The company reportedly raised $1.1 billion in an initial public offering that the report says was one of the biggest in the world for 2022.
The funds helped it to fight rivals like Grab while online services are getting more popular in the Southeast Asia region.
GoTo has been the largest company riding the rise of mobile penetration and internet use in that region, which has over 650 million people.
But it is in a precarious position as a company; it’s adding users at a rapid clip, but that hasn’t generated much profit yet.
The company has a leadership position in Indonesia, with shoppers ordering rides and food through Gojek and shopping on Tokopedia, and this has helped shares do better than Grab’s, which is now a public company through a merger with a U.S. special purpose acquisition company (SPAC) last year.
PYMNTS wrote in April that GoTo was staring down an uncertain future before the IPO, even in spite of predictions for healthy returns on investment after going public.
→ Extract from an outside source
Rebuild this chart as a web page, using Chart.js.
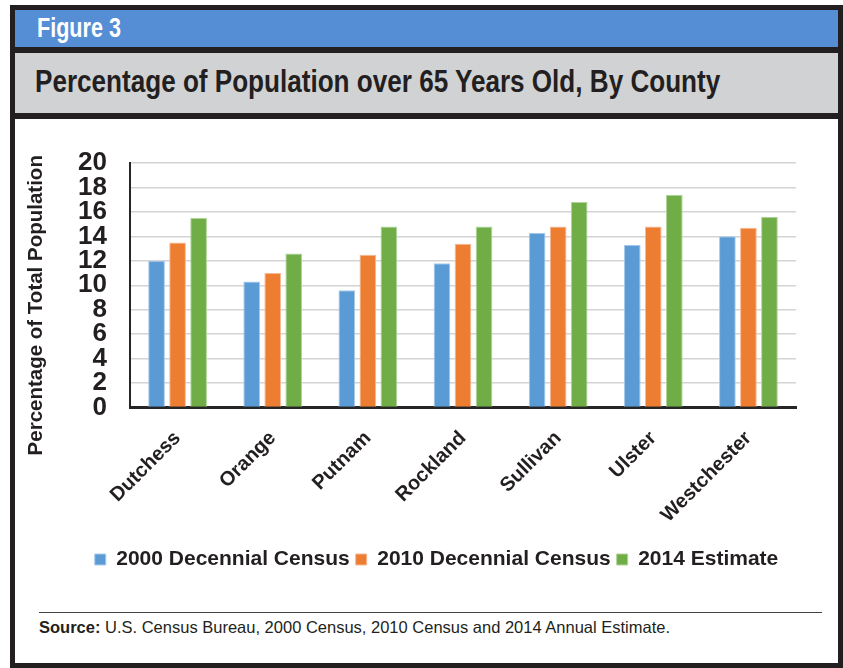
<!DOCTYPE html>
<html>
<head>
<meta charset="utf-8">
<script src="https://cdn.jsdelivr.net/npm/chart.js@4.4.1/dist/chart.umd.min.js"></script>
<style>
  html, body { margin: 0; padding: 0; background: #fff; }
  body { width: 843px; height: 668px; position: relative; overflow: hidden; }
  #frame {
    position: absolute; left: 10px; top: 5px; width: 833px; height: 663px;
    border: 5px solid #231f20; box-sizing: border-box; background: #fff;
  }
  .cond {
    font-family: "Liberation Sans", Arial, sans-serif; font-weight: bold;
    display: inline-block; white-space: nowrap; transform-origin: 0 50%;
  }
  #figBand {
    position: absolute; left: 0; top: 0; width: 100%; height: 37px; background: #558ed5;
  }
  #fig { position: absolute; left: 22px; top: 0; color: #fff; font-size: 28px; line-height: 35px; }
  .rule { position: absolute; left: 0; width: 100%; height: 6px; background: #231f20; }
  #headBand {
    position: absolute; left: 0; top: 43px; width: 100%; height: 60px; background: #d1d2d4;
  }
  #head { position: absolute; left: 20px; top: 0; color: #231f20; font-size: 31px; line-height: 58px; }
  #chartBox { position: absolute; left: 0; top: 109px; width: 823px; height: 461px; }
  #sep { position: absolute; left: 24px; top: 602px; width: 783px; border-top: 1.5px solid #444; }
  #source {
    position: absolute; left: 24px; top: 608px; font-family: "Liberation Sans", Arial, sans-serif;
    font-size: 16.5px; line-height: 18px; color: #231f20; white-space: nowrap;
  }
</style>
</head>
<body>
<div id="frame">
  <div id="figBand"><span id="fig" class="cond" data-w="84">Figure 3</span></div>
  <div class="rule" style="top:37px"></div>
  <div id="headBand"><span id="head" class="cond" data-w="685">Percentage of Population over 65 Years Old, By County</span></div>
  <div class="rule" style="top:103px"></div>
  <div id="chartBox"><canvas id="chart"></canvas></div>
  <div id="sep"></div>
  <div id="source"><b>Source:</b> U.S. Census Bureau, 2000 Census, 2010 Census and 2014 Annual Estimate.</div>
</div>
<script>
const counties = ['Dutchess', 'Orange', 'Putnam', 'Rockland', 'Sullivan', 'Ulster', 'Westchester'];
const census2000 = [12.0, 10.3, 9.6, 11.8, 14.3, 13.3, 14.0];
const census2010 = [13.5, 11.0, 12.5, 13.4, 14.8, 14.8, 14.7];
const estimate2014 = [15.5, 12.6, 14.8, 14.8, 16.8, 17.4, 15.6];
const yTicks = [0, 2, 4, 6, 8, 10, 12, 14, 16, 18, 20];

const ink = '#231f20';
const sans = "'Liberation Sans', Arial, sans-serif";

// no narrow font installed, so squeeze the header texts to the reference width
document.querySelectorAll('.cond').forEach(el => {
  el.style.transform = 'scaleX(' + (el.dataset.w / el.offsetWidth) + ')';
});

// y axis title drawn by hand so it can sit a little lower than the plot centre
const yTitle = {
  id: 'yTitle',
  afterDraw(chart) {
    const ctx = chart.ctx;
    const area = chart.chartArea;
    ctx.save();
    ctx.translate(21, (area.top + area.bottom) / 2 + 20);
    ctx.rotate(-Math.PI / 2);
    ctx.fillStyle = ink;
    ctx.font = 'bold 20.5px ' + sans;
    ctx.textAlign = 'center';
    ctx.textBaseline = 'middle';
    ctx.fillText('Percentage of Total Population', 0, 0);
    ctx.restore();
  }
};

const ctx = document.getElementById('chart').getContext('2d');

const bars = (label, data, color, edge) => ({
  label: label,
  data: data,
  backgroundColor: color,
  borderColor: edge,
  borderWidth: 1,
  categoryPercentage: 0.663,
  barPercentage: 0.795,
});

new Chart(ctx, {
  type: 'bar',
  data: {
    labels: counties,
    datasets: [
      bars('2000 Decennial Census', census2000, '#5b9bd5', '#a9c9ea'),
      bars('2010 Decennial Census', census2010, '#ed7d31', '#f6b994'),
      bars('2014 Estimate', estimate2014, '#70ad47', '#b0d49a'),
    ],
  },
  options: {
    responsive: true,
    maintainAspectRatio: false,
    animation: false,
    layout: { padding: { left: 20, right: 0, top: 44, bottom: 0 } },
    plugins: {
      legend: {
        position: 'bottom',
        labels: {
          color: ink,
          boxWidth: 11,
          boxHeight: 11,
          padding: 6,
          font: { family: sans, size: 21, weight: 'bold' },
        },
      },
      tooltip: { enabled: false },
    },
    scales: {
      x: {
        grid: { display: false, drawTicks: false },
        border: { color: '#262626', width: 3 },
        ticks: {
          color: ink,
          minRotation: 45,
          maxRotation: 45,
          autoSkip: false,
          padding: 19,
          font: { family: sans, size: 20, weight: 'bold' },
        },
        afterFit(scale) { scale.height = 135.5; },
      },
      y: {
        min: 0,
        max: 20,
        afterBuildTicks(scale) { scale.ticks = yTicks.map(v => ({ value: v })); },
        grid: { color: '#d4d4d4', lineWidth: 1.5, drawTicks: false },
        border: { color: '#262626', width: 2 },
        ticks: {
          color: ink,
          autoSkip: false,
          padding: 23,
          font: { family: sans, size: 26, weight: 'bold' },
        },
        afterFit(scale) { scale.width = 95; },
      },
      // empty right-hand axis, only there to leave the gap right of the plot
      gap: {
        position: 'right',
        grid: { display: false, drawTicks: false },
        border: { display: false },
        ticks: { display: false },
        afterFit(scale) { scale.width = 42; },
      },
    },
  },
  plugins: [yTitle],
});
</script>
</body>
</html>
Read on: GoTo’s Post-IPO Ascent Is Far From a Done Deal
The IPO was intended to increase the value of stakes held by Alibaba and SoftBank up to $5 billion or so, but there were fears that the enthusiasm for the company could diminish, as many FinTechs’ values have before.
The PYMNTS IPO FinTech tracker was down 20% at the end of the first quarter, with the more than 40 names showing an average of 20% down from the IPO price.